Que o povo, através dos seus movimentos e da participação direta em assembleias, em conselhos populares, tome as decisões. Porque a questão é a seguinte, isso é profundamente revolucionário. A ideia de que o poder político, ou seja, a capacidade de decidir o que vai ser feito e de combater os inimigos da classe trabalhadora, de tirar o Estado do controle da burguesia e colocar os trabalhadores, essa é a proposta mais importante.

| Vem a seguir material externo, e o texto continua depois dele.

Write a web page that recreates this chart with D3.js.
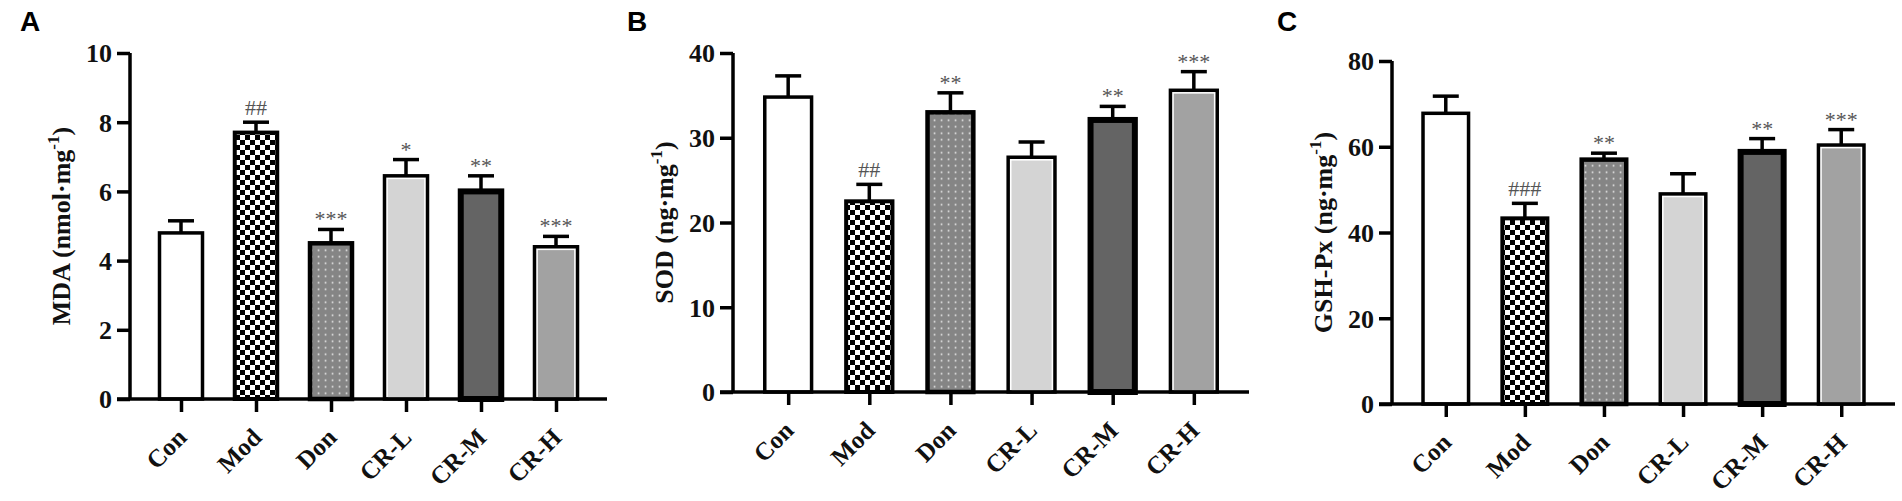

Do ponto de vista do programa marxista geral, a viabilidade de fazer isso daí é relativa. Porque coexistir com a burguesia e fazer com que ela aceite que ela não controla o Estado é, em grande medida, impossível. Na hora que você propõe para que a classe trabalhadora controlar cada vez mais partes do aparato estatal, você está criando uma situação de duplo poder, em que você questiona a existência do Estado burguês e o Estado, que é, em grande medida, operário, começa a coexistir por um período prévio a uma revolução.
Então, nosso trabalho é defender essas coisas agora, como sempre disseram os marxistas, as reformas são um meio, a revolução um fim. Bem, então acho que essa é a questão fundamental.